An outage at Amazon’s “Amazon Web Services” (AWS) cloud services on Tuesday interrupted internet traffic for a time, but the residual effect will be a slowdown in Amazon’s precise package delivery schedule.
In addition to taking down popular websites, streaming services, and gaming platforms, the outage affected the app that Amazon’s delivery personnel use to move orders from the online retail giant.
Amazon has not yet commented on the outage, but various media reports cite delivery service partners who say the outage blocked drivers from getting delivery instructions and interrupted communications within the system. According to Bloomberg, Amazon Flex drivers could not log into the Amazon app to pick up assignments.
AWS reported the problem on its dashboard at 9:37 a.m. (PST), saying that it was “seeing impact to multiple AWS APIs in the US-EAST-1 Region. This issue is also affecting some of our monitoring and incident response tooling, which is delaying our ability to provide updates. We have identified the root cause and are actively working towards recovery.”
By 4:35 p.m. (PST) it reported the issues had been resolved. “We will provide additional updates for impaired services within the appropriate entry in the Service Health Dashboard,” the company said.
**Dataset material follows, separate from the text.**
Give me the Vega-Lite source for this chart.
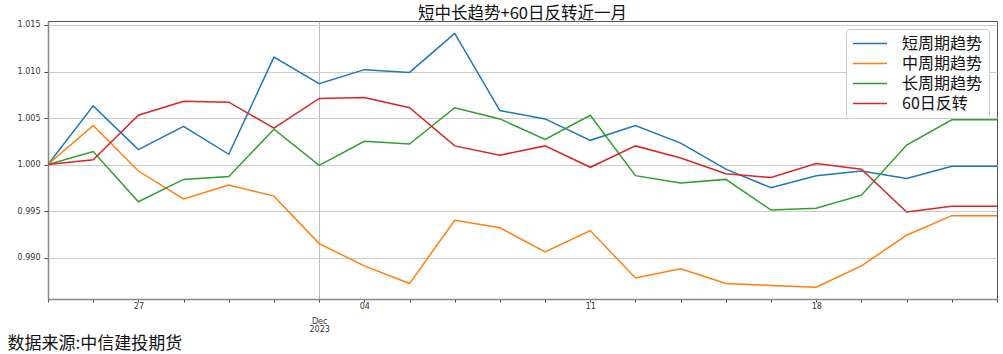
{
  "$schema": "https://vega.github.io/schema/vega-lite/v6.json",
  "autosize": "none",
  "width": 949,
  "height": 278,
  "padding": {"left": 48, "top": 21, "right": 6, "bottom": 55},
  "background": "white",
  "title": {
    "text": "短中长趋势+60日反转近一月",
    "font": "Noto Sans CJK SC",
    "fontSize": 16.5,
    "fontWeight": "normal",
    "color": "#111",
    "anchor": "middle",
    "offset": -2
  },
  "config": {
    "view": {"stroke": "#555", "strokeWidth": 1},
    "font": "DejaVu Sans"
  },
  "data": {
    "values": [
      {"date": "2023-11-23", "短周期趋势": 1.0000, "中周期趋势": 1.0000, "长周期趋势": 1.0000, "60日反转": 1.0000},
      {"date": "2023-11-24", "短周期趋势": 1.0063, "中周期趋势": 1.0042, "长周期趋势": 1.0014, "60日反转": 1.0005},
      {"date": "2023-11-27", "短周期趋势": 1.0016, "中周期趋势": 0.9993, "长周期趋势": 0.9960, "60日反转": 1.0053},
      {"date": "2023-11-28", "短周期趋势": 1.0041, "中周期趋势": 0.9963, "长周期趋势": 0.9984, "60日反转": 1.0068},
      {"date": "2023-11-29", "短周期趋势": 1.0011, "中周期趋势": 0.9978, "长周期趋势": 0.9987, "60日反转": 1.0067},
      {"date": "2023-11-30", "短周期趋势": 1.01155, "中周期趋势": 0.9966, "长周期趋势": 1.0038, "60日反转": 1.0039},
      {"date": "2023-12-01", "短周期趋势": 1.0087, "中周期趋势": 0.9915, "长周期趋势": 0.9999, "60日反转": 1.0071},
      {"date": "2023-12-04", "短周期趋势": 1.0102, "中周期趋势": 0.9891, "长周期趋势": 1.0025, "60日反转": 1.0072},
      {"date": "2023-12-05", "短周期趋势": 1.0099, "中周期趋势": 0.9872, "长周期趋势": 1.0022, "60日反转": 1.0061},
      {"date": "2023-12-06", "短周期趋势": 1.0141, "中周期趋势": 0.9940, "长周期趋势": 1.0061, "60日反转": 1.0020},
      {"date": "2023-12-07", "短周期趋势": 1.0058, "中周期趋势": 0.9932, "长周期趋势": 1.0049, "60日反转": 1.0010},
      {"date": "2023-12-08", "短周期趋势": 1.0049, "中周期趋势": 0.9906, "长周期趋势": 1.0027, "60日反转": 1.0020},
      {"date": "2023-12-11", "短周期趋势": 1.0026, "中周期趋势": 0.9929, "长周期趋势": 1.0053, "60日反转": 0.9997},
      {"date": "2023-12-12", "短周期趋势": 1.0042, "中周期趋势": 0.9878, "长周期趋势": 0.9988, "60日反转": 1.0020},
      {"date": "2023-12-13", "短周期趋势": 1.0023, "中周期趋势": 0.9888, "长周期趋势": 0.9980, "60日反转": 1.0007},
      {"date": "2023-12-14", "短周期趋势": 0.9995, "中周期趋势": 0.9872, "长周期趋势": 0.9984, "60日反转": 0.9990},
      {"date": "2023-12-15", "短周期趋势": 0.9975, "中周期趋势": 0.9870, "长周期趋势": 0.9951, "60日反转": 0.9986},
      {"date": "2023-12-18", "短周期趋势": 0.9988, "中周期趋势": 0.9868, "长周期趋势": 0.9953, "60日反转": 1.0001},
      {"date": "2023-12-19", "短周期趋势": 0.9993, "中周期趋势": 0.9891, "长周期趋势": 0.9967, "60日反转": 0.9995},
      {"date": "2023-12-20", "短周期趋势": 0.9985, "中周期趋势": 0.9924, "长周期趋势": 1.0021, "60日反转": 0.9949},
      {"date": "2023-12-21", "短周期趋势": 0.9998, "中周期趋势": 0.9945, "长周期趋势": 1.0048, "60日反转": 0.9955},
      {"date": "2023-12-22", "短周期趋势": 0.9998, "中周期趋势": 0.9945, "长周期趋势": 1.0048, "60日反转": 0.9955}
    ]
  },
  "transform": [
    {"fold": ["短周期趋势", "中周期趋势", "长周期趋势", "60日反转"], "as": ["series", "value"]}
  ],
  "mark": {"type": "line", "strokeWidth": 1.5, "clip": true},
  "encoding": {
    "x": {
      "field": "date",
      "type": "ordinal",
      "scale": {"type": "point", "padding": 0},
      "axis": {
        "title": "数据来源:中信建投期货",
        "titleFont": "Noto Sans CJK SC",
        "titleFontSize": 17,
        "titleFontWeight": "normal",
        "titleColor": "#111",
        "titleAnchor": "start",
        "titleAlign": "left",
        "titleBaseline": "middle",
        "titleX": -41,
        "titleY": 44,
        "labelAngle": 0,
        "labelFontSize": 8,
        "labelColor": "#333",
        "labelPadding": {"condition": {"test": "datum.value == '2023-12-01'", "value": 15}, "value": 0},
        "labelLineHeight": 8,
        "labelBaseline": "top",
        "labelExpr": "datum.value == '2023-11-27' ? '27' : datum.value == '2023-12-01' ? ['Dec', '2023'] : datum.value == '2023-12-04' ? '04' : datum.value == '2023-12-11' ? '11' : datum.value == '2023-12-18' ? '18' : ''",
        "tickSize": 3,
        "tickColor": "#444",
        "domainColor": "#888",
        "domainWidth": 1.5,
        "grid": true,
        "gridColor": "#bbb",
        "gridWidth": 1,
        "gridOpacity": {"condition": {"test": "datum.value == '2023-12-01'", "value": 1}, "value": 0}
      }
    },
    "y": {
      "field": "value",
      "type": "quantitative",
      "scale": {"domain": [0.98554, 1.01543], "nice": false, "zero": false},
      "axis": {
        "title": null,
        "values": [0.990, 0.995, 1.000, 1.005, 1.010, 1.015],
        "format": ".3f",
        "labelFontSize": 8,
        "labelColor": "#333",
        "labelPadding": 4,
        "tickSize": 4,
        "tickColor": "#444",
        "domainColor": "#888",
        "domainWidth": 1.5,
        "grid": true,
        "gridColor": "#ccc",
        "gridWidth": 1
      }
    },
    "color": {
      "field": "series",
      "type": "nominal",
      "scale": {
        "domain": ["短周期趋势", "中周期趋势", "长周期趋势", "60日反转"],
        "range": ["#1f77b4", "#ff7f0e", "#2ca02c", "#d62728"]
      },
      "legend": {
        "title": null,
        "orient": "top-right",
        "offset": 8,
        "fillColor": "white",
        "strokeColor": "#ccc",
        "cornerRadius": 3,
        "padding": 6,
        "symbolType": "M-2.27,0L2.27,0",
        "symbolSize": 225,
        "symbolOffset": 9.5,
        "symbolStrokeWidth": 1.5,
        "labelFont": "Noto Sans CJK SC",
        "labelFontSize": 16,
        "labelColor": "#111",
        "labelOffset": 23.5,
        "rowPadding": 3
      }
    }
  }
}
“Bethany,” who says she works at an Amazon facility, reported on Twitter Wednesday morning that operations were back to normal at her location. Her Twitter feed gives a running account of how the outage interrupted operations, including a video showing a line of Amazon trucks parked along a road.
Many websites were down
DownDetecrtor, which monitors interruptions in internet traffic, reported that the outage originated in the eastern U.S. on Tuesday morning. The list of sites that were affected reads like a who’s who of the internet.
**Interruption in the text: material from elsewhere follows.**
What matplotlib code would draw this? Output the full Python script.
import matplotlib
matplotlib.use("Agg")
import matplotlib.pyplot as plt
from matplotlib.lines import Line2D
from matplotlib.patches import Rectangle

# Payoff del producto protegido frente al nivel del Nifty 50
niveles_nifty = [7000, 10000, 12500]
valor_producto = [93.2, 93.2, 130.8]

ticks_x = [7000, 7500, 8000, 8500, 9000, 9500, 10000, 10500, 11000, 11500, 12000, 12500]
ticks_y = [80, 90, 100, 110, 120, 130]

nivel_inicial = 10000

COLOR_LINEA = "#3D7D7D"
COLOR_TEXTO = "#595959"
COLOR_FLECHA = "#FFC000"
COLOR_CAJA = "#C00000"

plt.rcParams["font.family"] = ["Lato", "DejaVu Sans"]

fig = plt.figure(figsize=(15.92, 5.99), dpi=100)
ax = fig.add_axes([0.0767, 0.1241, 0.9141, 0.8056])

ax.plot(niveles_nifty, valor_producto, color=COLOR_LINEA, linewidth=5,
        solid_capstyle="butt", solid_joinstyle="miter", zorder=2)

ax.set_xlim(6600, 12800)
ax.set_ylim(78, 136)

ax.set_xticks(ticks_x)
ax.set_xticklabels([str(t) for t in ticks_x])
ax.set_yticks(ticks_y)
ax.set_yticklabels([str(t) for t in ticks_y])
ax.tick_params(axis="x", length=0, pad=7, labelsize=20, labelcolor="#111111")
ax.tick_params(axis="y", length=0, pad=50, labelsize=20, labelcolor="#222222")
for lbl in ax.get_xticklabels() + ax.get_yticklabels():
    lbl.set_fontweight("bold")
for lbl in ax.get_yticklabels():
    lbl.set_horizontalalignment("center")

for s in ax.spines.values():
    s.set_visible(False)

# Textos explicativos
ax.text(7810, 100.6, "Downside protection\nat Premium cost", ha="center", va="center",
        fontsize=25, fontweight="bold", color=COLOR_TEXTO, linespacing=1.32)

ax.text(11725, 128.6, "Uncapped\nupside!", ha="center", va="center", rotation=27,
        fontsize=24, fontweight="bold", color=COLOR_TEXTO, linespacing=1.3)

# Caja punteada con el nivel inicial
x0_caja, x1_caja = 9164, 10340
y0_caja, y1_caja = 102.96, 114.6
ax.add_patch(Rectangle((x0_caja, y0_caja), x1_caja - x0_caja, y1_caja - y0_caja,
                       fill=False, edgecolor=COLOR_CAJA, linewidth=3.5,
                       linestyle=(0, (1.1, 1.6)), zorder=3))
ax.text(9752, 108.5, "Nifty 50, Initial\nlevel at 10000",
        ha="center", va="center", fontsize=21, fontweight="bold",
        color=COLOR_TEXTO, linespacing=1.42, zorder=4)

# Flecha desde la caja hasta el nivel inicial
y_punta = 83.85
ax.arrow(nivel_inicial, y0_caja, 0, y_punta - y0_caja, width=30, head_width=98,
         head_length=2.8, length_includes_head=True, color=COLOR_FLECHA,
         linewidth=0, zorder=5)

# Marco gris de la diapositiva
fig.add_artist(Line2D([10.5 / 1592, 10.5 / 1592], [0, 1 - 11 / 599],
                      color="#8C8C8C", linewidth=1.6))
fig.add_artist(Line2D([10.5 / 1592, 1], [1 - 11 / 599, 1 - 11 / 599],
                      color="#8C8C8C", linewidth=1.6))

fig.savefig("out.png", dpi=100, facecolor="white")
At one point, some users were unable to access Netflix, Disney+, Robinhood, and other popular websites. Amazon services were also affected. In some homes, Alexa was suddenly silent, Roomba took a break from house cleaning, and Ring stopped monitoring who was at the door.
According to AWS, the cause of the outage was “increased error rates.” While engineers worked to correct the problem, affected customers were redirected to servers that were operating normally.